Wednesday, January 13, 2016

Not for vegetarians


Apex: Therapod Deck-Building Game is a game about dinosaurs eating other dinosaurs, designed with a very specific audience in mind: solo gamers. It's not exclusively a solitaire game (it can be played with as many as 8), but there is very little direct player interaction, and the game is essentially a race to see who can take down the most fearsome dinosaurs before the inevitable asteroid strike.

That said, it is an immensely enjoyable and challenging game, with mechanics that, while fairly complex, run pretty smoothly and fit the theme extremely well. And the artwork on the cards is fantastic.

Each player chooses a species of carnivorous dinosaur to play, with choices ranging from classic favorites like Tyrannosaurus Rex and Velociraptor to lesser known beasts such as Sarcosuchus (a giant prehistoric crocodile). Each species plays somewhat differently, with their own strategies, strengths and weaknesses. Like most deck building games, each player starts with a relatively weak deck of cards, in this case eggs, hatchlings, and carcasses. Each player has their own unique Apex deck of stronger versions of their particular dinosaur species, cards which must be purchased over the course of the game.

The game starts with a row of cards called the game trail representing prey, and another representing evolutionary advances. Game play consists of playing out cards to hunt prey from the prey deck, and then spending the points gained to buy better cards for your deck, either general evolutionary advances from the table, or specific apex cards from your apex deck, which are made available by playing egg cards. The goal is to populate your deck with stronger cards, enabling you to hunt larger prey and eventually fight the boss dinosaurs and their minions, that are shuffled into the hunt deck.

At the start of the game, a certain number of boss dinosaurs and their minions are shuffled into the deck of prey, so that they appear randomly throughout the game. When a boss appears, all the other prey scatter (are discarded), and the clash of the titans commences. You have to play a lot of high-value cards over multiple rounds to have a hope of beating a boss, and failure results in trauma cards which are added to your deck and produce negative effects when drawn.
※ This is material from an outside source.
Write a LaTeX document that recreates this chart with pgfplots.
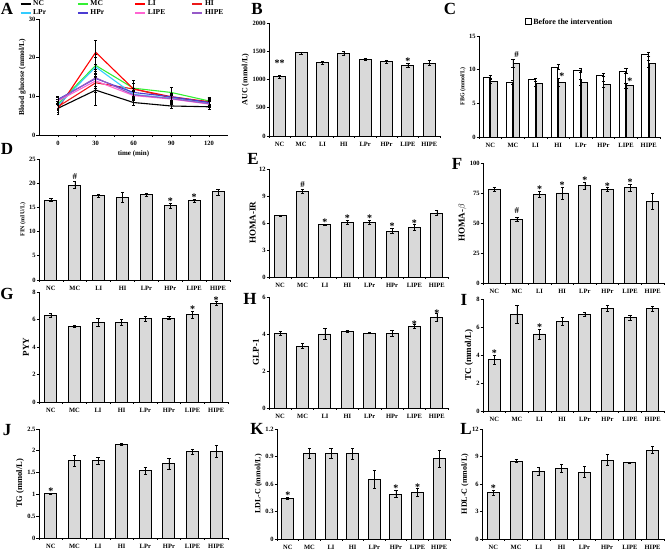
\documentclass[border=0pt]{standalone}
\usepackage{pgfplots}
\pgfplotsset{compat=1.18}
\usepackage{fontspec}
\setmainfont{Liberation Serif}
\definecolor{barg}{RGB}{217,217,217}
\definecolor{cnc}{RGB}{0,0,0}
\definecolor{cmc}{RGB}{51,240,51}
\definecolor{cli}{RGB}{255,0,0}
\definecolor{chi}{RGB}{235,25,25}
\definecolor{clpr}{RGB}{51,204,255}
\definecolor{chpr}{RGB}{75,60,210}
\definecolor{clipe}{RGB}{255,100,210}
\definecolor{chipe}{RGB}{150,90,200}
\newcommand{\tf}{\bfseries\fontsize{6.5}{7}\selectfont}
\newcommand{\lf}[1]{\bfseries\fontsize{#1}{#1}\selectfont}
\pgfplotsset{
  base/.style={scale only axis, anchor=south west, axis lines*=left,
    axis line style={-, line width=0.9pt}, tick align=outside,
    tick style={black, line width=0.7pt}, major tick length=2.5pt, minor tick length=2pt,
    ymin=0, enlargelimits=false, clip=false, ticklabel style={font=\tf},
    yticklabel style={inner sep=0.8pt},
    /pgf/number format/assume math mode=true, /pgf/number format/1000 sep={},
    label style={font=\lf{8}}, ylabel style={yshift=-1pt}},
  barpanel/.style={base, xmin=-0.5, xmax=7.5, xtick={0,...,7},
    xticklabels={NC,MC,LI,HI,LPr,HPr,LIPE,HIPE},
    major x tick style={draw=none}, minor xtick={-0.5,0.5,...,7.5}},
  mybar/.style={ybar, bar width=12pt, fill=barg, draw=black, line width=0.9pt,
    error bars/y dir=both, error bars/y explicit,
    error bars/error bar style={line width=0.6pt, black},
    error bars/error mark options={rotate=90, mark size=1.6pt, line width=0.6pt, black}},
  star/.style={draw=none, mark=none, nodes near coords, point meta=explicit symbolic,
    nodes near coords style={anchor=base, inner sep=0pt, yshift=-1.5pt, font=\lf{10}}},
  hash/.style={draw=none, mark=none, nodes near coords, point meta=explicit symbolic,
    nodes near coords style={anchor=base, inner sep=0pt, yshift=2pt, font=\lf{9}}},
  gl/.style={color=#1, line width=1.1pt, mark=none,
    error bars/y dir=both, error bars/y explicit,
    error bars/error bar style={black, line width=0.5pt},
    error bars/error mark options={rotate=90, mark size=1.4pt, black, line width=0.5pt}},
}
\begin{document}
\begin{tikzpicture}
\useasboundingbox (0,0) rectangle (666pt,553pt);
% panel letters
\node[font=\lf{17}] at (7pt,544pt) {A};
\node[font=\lf{17}] at (257pt,544pt) {B};
\node[font=\lf{17}] at (450pt,544pt) {C};
\node[font=\lf{17}] at (7pt,404pt) {D};
\node[font=\lf{17}] at (253pt,394pt) {E};
\node[font=\lf{17}] at (457pt,389pt) {F};
\node[font=\lf{17}] at (7pt,259pt) {G};
\node[font=\lf{17}] at (250pt,254pt) {H};
\node[font=\lf{17}] at (464pt,253pt) {I};
\node[font=\lf{17}] at (7pt,123pt) {J};
\node[font=\lf{17}] at (257pt,124pt) {K};
\node[font=\lf{17}] at (466pt,124pt) {L};

% ---------- A ----------
\begin{axis}[base, at={(39pt,418pt)}, width=189pt, height=116pt,
  xmin=-15, xmax=135, ymax=30, xtick={0,30,60,90,120}, ytick={0,10,20,30},
  minor x tick num=1, xlabel={time (min)}, ylabel={Blood glucose (mmol/L)},
  ylabel style={font=\lf{7.5}}, xlabel style={font=\lf{7}, yshift=2pt},
  legend columns=4,
  legend style={at={(0.5,1)}, anchor=south, yshift=0.5pt, draw=none, fill=none,
    font=\lf{7.5}, inner sep=0pt, row sep=-1.5pt,
    /tikz/every even column/.append style={column sep=2pt}},
  legend image code/.code={\draw[#1, line width=1.3pt] (0pt,0pt) -- (10pt,0pt);}]
\addplot[gl=cnc] coordinates {(0,6.9)+-(0,1.0) (30,11.6)+-(0,4.0) (60,8.4)+-(0,0.6) (90,7.5)+-(0,0.5) (120,7.3)+-(0,0.6)};
\addlegendentry{\makebox[40pt][l]{NC}}
\addplot[gl=cmc] coordinates {(0,8.0)+-(0,1.2) (30,18.0)+-(0,3.0) (60,12.1)+-(0,2.0) (90,11.0)+-(0,1.3) (120,8.8)+-(0,1.0)};
\addlegendentry{\makebox[40pt][l]{MC}}
\addplot[gl=cli] coordinates {(0,6.8)+-(0,1.5) (30,21.4)+-(0,3.0) (60,11.9)+-(0,2.3) (90,9.9)+-(0,1.0) (120,8.6)+-(0,1.2)};
\addlegendentry{\makebox[40pt][l]{LI}}
\addplot[gl=chi] coordinates {(0,7.3)+-(0,1.0) (30,13.5)+-(0,2.5) (60,11.9)+-(0,1.5) (90,9.6)+-(0,1.0) (120,8.5)+-(0,1.0)};
\addlegendentry{\makebox[40pt][l]{HI}}
\addplot[gl=clpr] coordinates {(0,7.6)+-(0,1.0) (30,17.6)+-(0,2.5) (60,10.5)+-(0,1.5) (90,9.5)+-(0,1.0) (120,8.2)+-(0,0.8)};
\addlegendentry{\makebox[40pt][l]{LPr}}
\addplot[gl=chpr] coordinates {(0,9.2)+-(0,0.8) (30,14.6)+-(0,2.0) (60,11.0)+-(0,1.2) (90,9.9)+-(0,1.0) (120,8.4)+-(0,0.8)};
\addlegendentry{\makebox[40pt][l]{HPr}}
\addplot[gl=clipe] coordinates {(0,8.8)+-(0,1.0) (30,14.0)+-(0,2.0) (60,10.2)+-(0,1.2) (90,9.3)+-(0,1.0) (120,8.0)+-(0,0.8)};
\addlegendentry{\makebox[40pt][l]{LIPE}}
\addplot[gl=chipe] coordinates {(0,9.0)+-(0,1.0) (30,14.8)+-(0,2.2) (60,10.4)+-(0,1.2) (90,9.4)+-(0,1.0) (120,8.1)+-(0,0.8)};
\addlegendentry{\makebox[40pt][l]{HIPE}}
\end{axis}

% ---------- B ----------
\begin{axis}[barpanel, at={(269pt,417pt)}, width=171pt, height=113pt,
  ymax=2000, ytick={0,500,1000,1500,2000}, ylabel={AUC (mmol/L)}]
\addplot[mybar] table[x=x, y=y, y error=e] {
x y e
0 1045 25
1 1470 20
2 1295 20
3 1465 40
4 1355 20
5 1320 25
6 1255 35
7 1290 45
};
\addplot[star] coordinates {(0,1260) [**] (6,1290) [*]};
\end{axis}

% ---------- C ----------
\begin{axis}[barpanel, at={(479pt,416pt)}, width=181pt, height=101pt,
  ymax=15, ytick={0,5,10,15}, ylabel={FBG (mmol/L)}, ylabel style={font=\lf{6}},
  legend style={at={(0.5,1)}, anchor=south, yshift=6pt, draw=none, fill=none, font=\lf{8}},
  legend image code/.code={\draw[fill=white, draw=black, line width=0.7pt] (0pt,-2pt) rectangle (6pt,4pt);}]
\addplot[mybar, fill=white, bar width=6.5pt, bar shift=-3.7pt] table[x=x, y=y, y error=e] {
x y e
0 8.8 0.3
1 8.1 0.3
2 8.5 0.2
3 10.4 0.4
4 9.9 0.3
5 9.2 0.2
6 9.8 0.4
7 12.3 0.3
};
\addlegendentry{Before the intervention}
\addplot[mybar, bar width=6.5pt, bar shift=3.7pt, forget plot] table[x=x, y=y, y error=e] {
x y e
0 8.3 0.4
1 10.9 0.6
2 7.9 0.3
3 8.1 0.6
4 8.1 0.4
5 7.8 0.4
6 7.6 0.4
7 10.9 0.5
};
\addplot[hash, forget plot] coordinates {(1.164,11.5) [\#]};
\addplot[star, forget plot] coordinates {(3.164,8.7) [*] (6.164,8.0) [*]};
\end{axis}

% ---------- D ----------
\begin{axis}[barpanel, at={(39pt,273pt)}, width=191pt, height=121pt,
  ymax=25, ytick={0,5,10,15,20,25}, ylabel={FIN (mIU/L)}, ylabel style={font=\lf{6}}]
\addplot[mybar] table[x=x, y=y, y error=e] {
x y e
0 16.5 0.3
1 19.6 0.7
2 17.4 0.4
3 17.1 1.1
4 17.6 0.4
5 15.4 0.5
6 16.4 0.3
7 18.2 0.6
};
\addplot[hash] coordinates {(1,20.3) [\#]};
\addplot[star] coordinates {(5,15.9) [*] (6,16.7) [*]};
\end{axis}

% ---------- E ----------
\begin{axis}[barpanel, at={(269pt,276pt)}, width=179pt, height=108pt,
  ymax=12, ytick={0,3,6,9,12}, ylabel={HOMA-IR}, ylabel style={font=\lf{9}}]
\addplot[mybar] table[x=x, y=y, y error=e] {
x y e
0 6.8 0.1
1 9.5 0.2
2 5.8 0.1
3 6.1 0.2
4 6.1 0.2
5 5.1 0.3
6 5.5 0.3
7 7.1 0.3
};
\addplot[hash] coordinates {(1,9.7) [\#]};
\addplot[star] coordinates {(2,5.9) [*] (3,6.3) [*] (4,6.3) [*] (5,5.4) [*] (6,5.8) [*]};
\end{axis}

% ---------- F ----------
\begin{axis}[barpanel, at={(483pt,270pt)}, width=181pt, height=120pt,
  ymax=100, ytick={0,25,50,75,100}, ylabel={HOMA-$\beta$}, ylabel style={font=\lf{9}}]
\addplot[mybar] table[x=x, y=y, y error=e] {
x y e
0 78 1.5
1 53 1.5
2 74 2.5
3 75 5
4 81 3
5 78 1.5
6 79.5 3
7 68 6.5
};
\addplot[hash] coordinates {(1,56) [\#]};
\addplot[star] coordinates {(2,76.5) [*] (3,80) [*] (4,84) [*] (5,79.5) [*] (6,82.5) [*]};
\end{axis}

% ---------- G ----------
\begin{axis}[barpanel, at={(39pt,151pt)}, width=189pt, height=110pt,
  ymax=8, ytick={0,2,4,6,8}, ylabel={PYY}, ylabel style={font=\lf{9}}]
\addplot[mybar] table[x=x, y=y, y error=e] {
x y e
0 6.3 0.15
1 5.5 0.1
2 5.8 0.3
3 5.8 0.2
4 6.05 0.2
5 6.1 0.1
6 6.35 0.25
7 7.15 0.15
};
\addplot[star] coordinates {(6,6.6) [*] (7,7.3) [*]};
\end{axis}

% ---------- H ----------
\begin{axis}[barpanel, at={(269pt,145pt)}, width=179pt, height=111pt,
  ymax=6, ytick={0,2,4,6}, ylabel={GLP-1}, ylabel style={font=\lf{9}}]
\addplot[mybar] table[x=x, y=y, y error=e] {
x y e
0 4.05 0.1
1 3.35 0.15
2 4.0 0.3
3 4.15 0.05
4 4.05 0.03
5 4.05 0.15
6 4.4 0.1
7 4.9 0.2
};
\addplot[star] coordinates {(6,4.45) [*] (7,5.05) [*]};
\end{axis}

% ---------- I ----------
\begin{axis}[barpanel, at={(483pt,142pt)}, width=181pt, height=112pt,
  ymax=8, ytick={0,2,4,6,8}, ylabel={TC (mmol/L)}, ylabel style={font=\lf{9}}]
\addplot[mybar] table[x=x, y=y, y error=e] {
x y e
0 3.65 0.35
1 6.9 0.65
2 5.5 0.35
3 6.4 0.3
4 6.9 0.15
5 7.35 0.2
6 6.65 0.2
7 7.3 0.2
};
\addplot[star] coordinates {(0,4.0) [*] (2,5.85) [*]};
\end{axis}

% ---------- J ----------
\begin{axis}[barpanel, at={(39pt,15pt)}, width=189pt, height=109pt,
  ymax=2.5, ytick={0,0.5,1,1.5,2,2.5}, ylabel={TG (mmol/L)}, ylabel style={font=\lf{8.5}}]
\addplot[mybar] table[x=x, y=y, y error=e] {
x y e
0 1.02 0.01
1 1.77 0.12
2 1.77 0.08
3 2.15 0.02
4 1.54 0.08
5 1.70 0.12
6 1.98 0.06
7 1.98 0.14
};
\addplot[star] coordinates {(0,1.04) [*]};
\end{axis}

% ---------- K ----------
\begin{axis}[barpanel, at={(277pt,14pt)}, width=173pt, height=110pt,
  ymax=1.2, ytick={0,0.3,0.6,0.9,1.2}, ylabel={LDL-C (mmol/L)}, ylabel style={font=\lf{8}}]
\addplot[mybar] table[x=x, y=y, y error=e] {
x y e
0 0.44 0.01
1 0.935 0.05
2 0.935 0.05
3 0.93 0.06
4 0.65 0.1
5 0.49 0.04
6 0.51 0.04
7 0.875 0.09
};
\addplot[star] coordinates {(0,0.46) [*] (5,0.53) [*] (6,0.55) [*]};
\end{axis}

% ---------- L ----------
\begin{axis}[barpanel, at={(482pt,14pt)}, width=182pt, height=110pt,
  ymax=12, ytick={0,3,6,9,12}, ylabel={HDL-C (mmol/L)}, ylabel style={font=\lf{8}}]
\addplot[mybar] table[x=x, y=y, y error=e] {
x y e
0 5.05 0.3
1 8.5 0.15
2 7.4 0.4
3 7.7 0.4
4 7.3 0.6
5 8.6 0.6
6 8.3 0.05
7 9.7 0.4
};
\addplot[star] coordinates {(0,5.35) [*]};
\end{axis}
\end{tikzpicture}
\end{document}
Much like the age of the dinosaurs, Apex has a built-in time limit in the form of a deck of environment cards representing tropical storms, droughts, dinosaur stampedes, and the Asteroid Strike and Extinction cards that signal the end of the game. Players score points based on the amount of prey they have consumed, but no player can win the game unless they've defeated at least one boss monster.

There is a lot going on, but it stops short of being overly complicated. The flow of turns and rounds is pretty smooth once you get accustomed to it. There's a brilliant press-your-luck ambush mechanic that allows you to set aside cards from your hand for later use, but forces you to place an Alert card in your discard pile where it will eventually get reshuffled into your deck. If you draw the Alert before you've played your ambush cards, they are discarded without effect and certain effects on cards in the game trail will trigger. It's a great idea that really translates the idea of an ambush predator coldly observing its prey before striking.

Rating: 5 (out of 5) An extremely well-designed game with a lot of deep, complex, and thematic game play, and gorgeous artwork.